In a nutshell, Uber pioneered the ride-sharing space and leveraged liquidity network effects to dominate the market without sizable competition for a long time. Then, the company took a few missteps, largely the result of bad publicity from former CEO and founder Travis Kalanick. That bad publicity made Uber the “bad boy” in the ride-sharing industry, and created room for competitor Lyft (NASDAQ:LYFT) to gain share under the “good guy” image.

Uber responded by pushing Kalanick out. But, that didn’t solve the problem. Arguably, it only made it worse, because the “bad boy” stuff that Kalanick brought to the table is also what gave Uber its competitive edge. When he left, that fiery, competitive edge left, too. So, as opposed to Uber fixing its image and everything going back to normal following the Kalanick firing, things only got worse.

Growth rates continued to drop. Spending went up, since management had to up driver incentives and marketing spend to help stabilize slowing growth trends. Losses widened. Investors lost faith. Uber stock tanked.

At present, there is no visible pathway for these trends to turn around. So long as this remains true — and so long as Uber remains a slowing growth company with widening losses — Uber stock won’t rebound.

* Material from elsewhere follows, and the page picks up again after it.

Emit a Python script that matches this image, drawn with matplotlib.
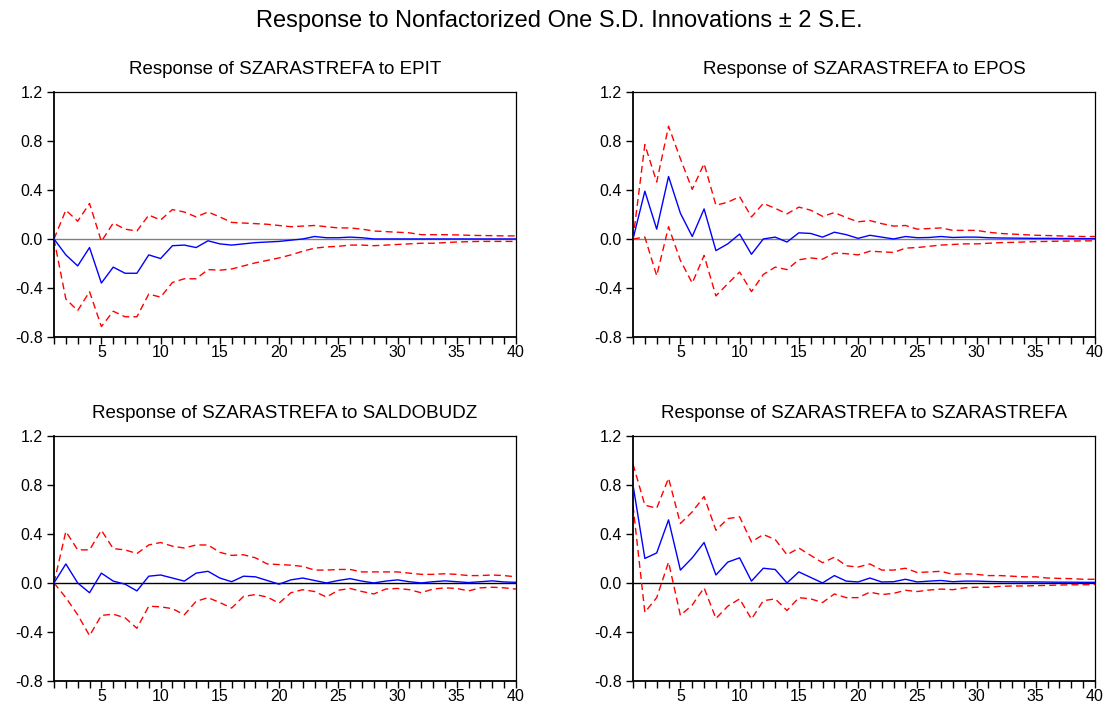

Uber Will Rebound … Eventually

Taking a step back, the fundamentals here imply that Uber’s growth and profit trends will eventually rebound, and when they do, Uber stock could soar.

Those fundamentals are pretty simple. Based on last quarter’s numbers, Uber makes money on every ride, excluding operational expenses. Consumers paid, on average, around $9 per ride. About 70% of that went to the drivers. The other roughly 30%, or just about $3, went to Uber.

That’s not much. And Uber has a ton of operating expenses. So, even at nearly 1.8 billion trips last quarter, $3 in net revenue per trip wasn’t enough to offset opex. But, the idea here is that Uber’s operating expenses are relatively fixed, so while 1.8 billion trips at $3 per trip might not be enough to drive profitability, 3 or 4 billion trips should be.

Thus, scale should drive profitability in the future. Importantly, scale is coming, because there are numerous trends at play here that imply that the ride-sharing market will continue to grow and that Uber will remain a very important player in that secular growth market.

Big picture — Uber will one day be profitable. How profitable? My modeling suggests that $5 in earnings per share is doable by 2030. Based on a growth stock average 20-times forward earnings multiple and a 10% discount rate, that equates to a 2019 price target for Uber stock of almost $40.

Bottom Line on UBER Stock

The Uber stock price is dramatically undervalued today relative to the company’s long-term profit growth potential. But, that profit growth potential lacks visibility because of currently adverse trends, namely slowing growth and widening losses. When those trends reverse course, Uber stock will soar toward $40.

Until then, investors should expect Uber stock to remain weaker for longer.

As of this writing, Luke Lango was long UBER and LYFT.